DIRECTIVE
Give back, unchanged, the line with "What Observable Plot", the line with "const barLeft = i => i * barStep + barStart;", and every line between them, and no other line.

MATERIAL PROVIDED
►
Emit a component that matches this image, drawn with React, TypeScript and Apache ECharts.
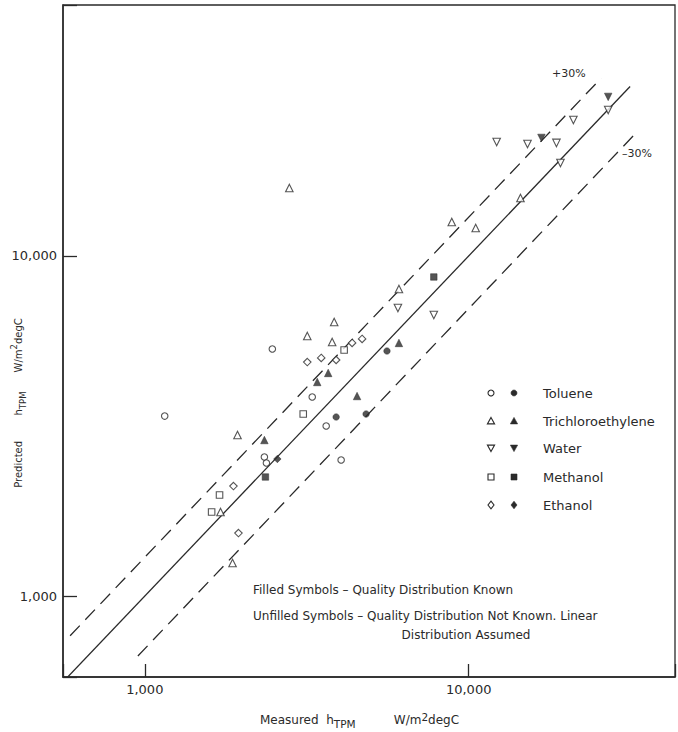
◄
►
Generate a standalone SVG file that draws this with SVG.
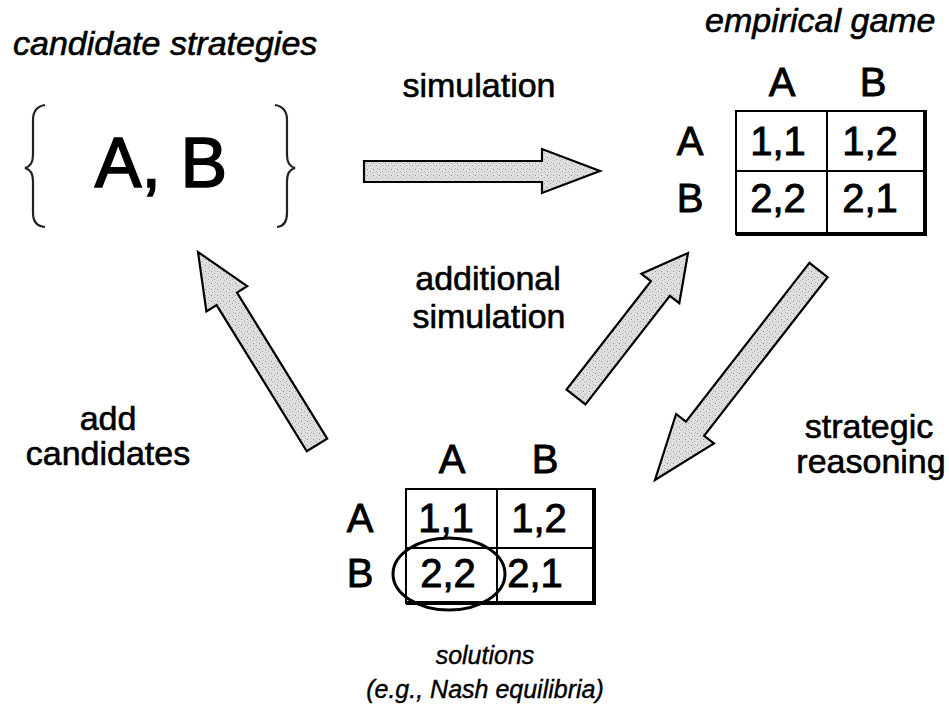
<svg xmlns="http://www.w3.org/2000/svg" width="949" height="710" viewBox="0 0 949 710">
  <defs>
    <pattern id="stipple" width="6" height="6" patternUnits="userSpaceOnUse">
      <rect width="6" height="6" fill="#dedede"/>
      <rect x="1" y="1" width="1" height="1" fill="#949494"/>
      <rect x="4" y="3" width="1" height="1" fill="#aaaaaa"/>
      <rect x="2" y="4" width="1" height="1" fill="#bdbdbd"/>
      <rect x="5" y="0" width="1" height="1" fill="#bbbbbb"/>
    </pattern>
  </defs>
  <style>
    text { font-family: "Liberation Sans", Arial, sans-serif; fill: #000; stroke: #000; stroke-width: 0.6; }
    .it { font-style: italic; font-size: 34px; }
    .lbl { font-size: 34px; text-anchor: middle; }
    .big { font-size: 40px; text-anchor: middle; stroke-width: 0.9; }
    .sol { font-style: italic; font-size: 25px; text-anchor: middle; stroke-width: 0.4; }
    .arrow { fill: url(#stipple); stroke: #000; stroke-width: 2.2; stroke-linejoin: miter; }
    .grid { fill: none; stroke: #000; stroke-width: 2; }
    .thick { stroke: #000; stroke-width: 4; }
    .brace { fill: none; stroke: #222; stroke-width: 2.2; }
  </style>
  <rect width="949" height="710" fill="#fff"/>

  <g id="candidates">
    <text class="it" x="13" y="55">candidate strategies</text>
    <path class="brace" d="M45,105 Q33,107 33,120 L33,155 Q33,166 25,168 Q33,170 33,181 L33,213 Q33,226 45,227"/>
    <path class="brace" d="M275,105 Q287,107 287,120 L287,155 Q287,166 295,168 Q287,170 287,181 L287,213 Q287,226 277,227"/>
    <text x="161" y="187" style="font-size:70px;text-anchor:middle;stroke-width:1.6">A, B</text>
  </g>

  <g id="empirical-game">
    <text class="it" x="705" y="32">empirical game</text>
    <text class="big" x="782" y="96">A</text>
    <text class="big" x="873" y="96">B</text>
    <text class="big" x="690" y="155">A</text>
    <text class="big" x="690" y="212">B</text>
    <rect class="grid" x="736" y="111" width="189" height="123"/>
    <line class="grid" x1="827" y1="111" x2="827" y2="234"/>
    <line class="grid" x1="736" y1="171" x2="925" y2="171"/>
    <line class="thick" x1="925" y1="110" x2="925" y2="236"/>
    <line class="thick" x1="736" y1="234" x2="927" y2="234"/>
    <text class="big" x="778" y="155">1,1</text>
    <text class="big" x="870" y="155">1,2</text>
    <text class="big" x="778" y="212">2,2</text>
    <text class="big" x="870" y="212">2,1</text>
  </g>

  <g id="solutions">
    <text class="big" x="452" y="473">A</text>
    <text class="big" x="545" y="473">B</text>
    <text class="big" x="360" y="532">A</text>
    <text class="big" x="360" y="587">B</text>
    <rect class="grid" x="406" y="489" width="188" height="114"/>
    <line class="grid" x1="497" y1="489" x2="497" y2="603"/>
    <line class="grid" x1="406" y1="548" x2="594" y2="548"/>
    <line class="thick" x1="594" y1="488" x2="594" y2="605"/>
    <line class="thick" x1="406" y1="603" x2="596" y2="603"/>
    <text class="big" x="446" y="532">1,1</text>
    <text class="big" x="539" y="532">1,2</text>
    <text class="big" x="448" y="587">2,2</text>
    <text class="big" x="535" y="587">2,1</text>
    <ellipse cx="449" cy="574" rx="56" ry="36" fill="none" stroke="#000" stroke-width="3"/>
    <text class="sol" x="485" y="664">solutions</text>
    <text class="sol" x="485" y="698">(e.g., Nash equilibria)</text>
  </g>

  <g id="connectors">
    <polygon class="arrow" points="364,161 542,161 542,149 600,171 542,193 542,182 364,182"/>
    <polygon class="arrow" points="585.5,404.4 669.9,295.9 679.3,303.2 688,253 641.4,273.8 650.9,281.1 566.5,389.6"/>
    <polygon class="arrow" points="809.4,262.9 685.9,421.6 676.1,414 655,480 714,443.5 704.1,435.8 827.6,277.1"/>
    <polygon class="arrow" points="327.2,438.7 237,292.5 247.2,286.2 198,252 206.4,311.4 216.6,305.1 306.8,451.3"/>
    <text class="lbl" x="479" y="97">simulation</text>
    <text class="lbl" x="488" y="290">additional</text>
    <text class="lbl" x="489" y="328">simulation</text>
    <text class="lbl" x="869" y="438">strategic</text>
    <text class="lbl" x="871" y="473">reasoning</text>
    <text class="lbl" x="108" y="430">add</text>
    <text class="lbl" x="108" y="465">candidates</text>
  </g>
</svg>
◄
►
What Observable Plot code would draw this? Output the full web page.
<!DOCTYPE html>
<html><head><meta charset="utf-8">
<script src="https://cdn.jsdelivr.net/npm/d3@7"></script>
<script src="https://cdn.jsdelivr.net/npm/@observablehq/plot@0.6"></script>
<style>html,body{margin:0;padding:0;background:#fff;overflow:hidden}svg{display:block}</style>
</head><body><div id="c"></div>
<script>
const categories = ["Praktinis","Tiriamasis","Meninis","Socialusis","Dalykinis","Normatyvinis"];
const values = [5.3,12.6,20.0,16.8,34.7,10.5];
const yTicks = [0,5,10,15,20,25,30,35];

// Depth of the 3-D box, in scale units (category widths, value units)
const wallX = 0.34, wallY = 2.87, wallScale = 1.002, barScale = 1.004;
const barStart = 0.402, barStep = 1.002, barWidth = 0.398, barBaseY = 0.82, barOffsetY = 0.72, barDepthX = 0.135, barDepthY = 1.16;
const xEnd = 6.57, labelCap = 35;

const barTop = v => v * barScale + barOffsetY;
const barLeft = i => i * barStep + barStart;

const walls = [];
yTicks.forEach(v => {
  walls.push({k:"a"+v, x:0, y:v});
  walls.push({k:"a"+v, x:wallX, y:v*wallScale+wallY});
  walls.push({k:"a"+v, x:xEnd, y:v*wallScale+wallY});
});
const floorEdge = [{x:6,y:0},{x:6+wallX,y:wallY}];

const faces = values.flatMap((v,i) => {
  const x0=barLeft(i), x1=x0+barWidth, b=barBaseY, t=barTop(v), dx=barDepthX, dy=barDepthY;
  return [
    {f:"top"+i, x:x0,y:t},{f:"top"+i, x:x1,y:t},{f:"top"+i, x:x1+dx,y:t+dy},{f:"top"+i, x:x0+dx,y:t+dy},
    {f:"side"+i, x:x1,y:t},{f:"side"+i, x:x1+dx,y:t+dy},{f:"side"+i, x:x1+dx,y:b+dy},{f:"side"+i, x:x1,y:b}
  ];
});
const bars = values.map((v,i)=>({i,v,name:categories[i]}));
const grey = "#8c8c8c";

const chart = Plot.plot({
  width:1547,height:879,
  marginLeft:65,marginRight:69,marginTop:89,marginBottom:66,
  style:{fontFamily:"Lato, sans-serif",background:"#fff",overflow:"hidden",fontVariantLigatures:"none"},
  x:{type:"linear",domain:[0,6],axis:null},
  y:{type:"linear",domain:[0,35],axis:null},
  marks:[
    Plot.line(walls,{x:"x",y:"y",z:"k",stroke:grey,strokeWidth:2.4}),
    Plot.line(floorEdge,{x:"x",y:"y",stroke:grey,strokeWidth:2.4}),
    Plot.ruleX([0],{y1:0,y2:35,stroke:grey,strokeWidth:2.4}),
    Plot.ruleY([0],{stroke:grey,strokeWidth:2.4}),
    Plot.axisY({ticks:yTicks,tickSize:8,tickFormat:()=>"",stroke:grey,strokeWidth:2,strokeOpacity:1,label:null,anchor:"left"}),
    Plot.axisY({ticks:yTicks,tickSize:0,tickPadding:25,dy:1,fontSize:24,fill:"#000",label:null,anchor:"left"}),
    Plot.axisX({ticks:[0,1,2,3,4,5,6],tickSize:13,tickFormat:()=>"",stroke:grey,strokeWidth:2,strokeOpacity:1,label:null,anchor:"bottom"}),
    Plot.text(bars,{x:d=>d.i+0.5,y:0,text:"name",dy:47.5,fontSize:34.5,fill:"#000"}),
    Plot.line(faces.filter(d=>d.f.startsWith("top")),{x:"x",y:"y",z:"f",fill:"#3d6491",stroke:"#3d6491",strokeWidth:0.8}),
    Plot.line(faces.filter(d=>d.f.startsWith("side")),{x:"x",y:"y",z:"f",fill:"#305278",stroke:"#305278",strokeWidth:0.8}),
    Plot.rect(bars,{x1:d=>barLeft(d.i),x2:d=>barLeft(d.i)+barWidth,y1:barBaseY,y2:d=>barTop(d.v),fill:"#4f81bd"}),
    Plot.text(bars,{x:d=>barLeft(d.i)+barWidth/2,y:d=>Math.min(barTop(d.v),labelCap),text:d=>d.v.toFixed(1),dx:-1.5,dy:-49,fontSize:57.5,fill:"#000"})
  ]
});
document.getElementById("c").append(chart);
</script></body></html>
◄
COMPLETED TASK
What Observable Plot code would draw this? Output the full web page.
<!DOCTYPE html>
<html><head><meta charset="utf-8">
<script src="https://cdn.jsdelivr.net/npm/d3@7"></script>
<script src="https://cdn.jsdelivr.net/npm/@observablehq/plot@0.6"></script>
<style>html,body{margin:0;padding:0;background:#fff;overflow:hidden}svg{display:block}</style>
</head><body><div id="c"></div>
<script>
const categories = ["Praktinis","Tiriamasis","Meninis","Socialusis","Dalykinis","Normatyvinis"];
const values = [5.3,12.6,20.0,16.8,34.7,10.5];
const yTicks = [0,5,10,15,20,25,30,35];

// Depth of the 3-D box, in scale units (category widths, value units)
const wallX = 0.34, wallY = 2.87, wallScale = 1.002, barScale = 1.004;
const barStart = 0.402, barStep = 1.002, barWidth = 0.398, barBaseY = 0.82, barOffsetY = 0.72, barDepthX = 0.135, barDepthY = 1.16;
const xEnd = 6.57, labelCap = 35;

const barTop = v => v * barScale + barOffsetY;
const barLeft = i => i * barStep + barStart;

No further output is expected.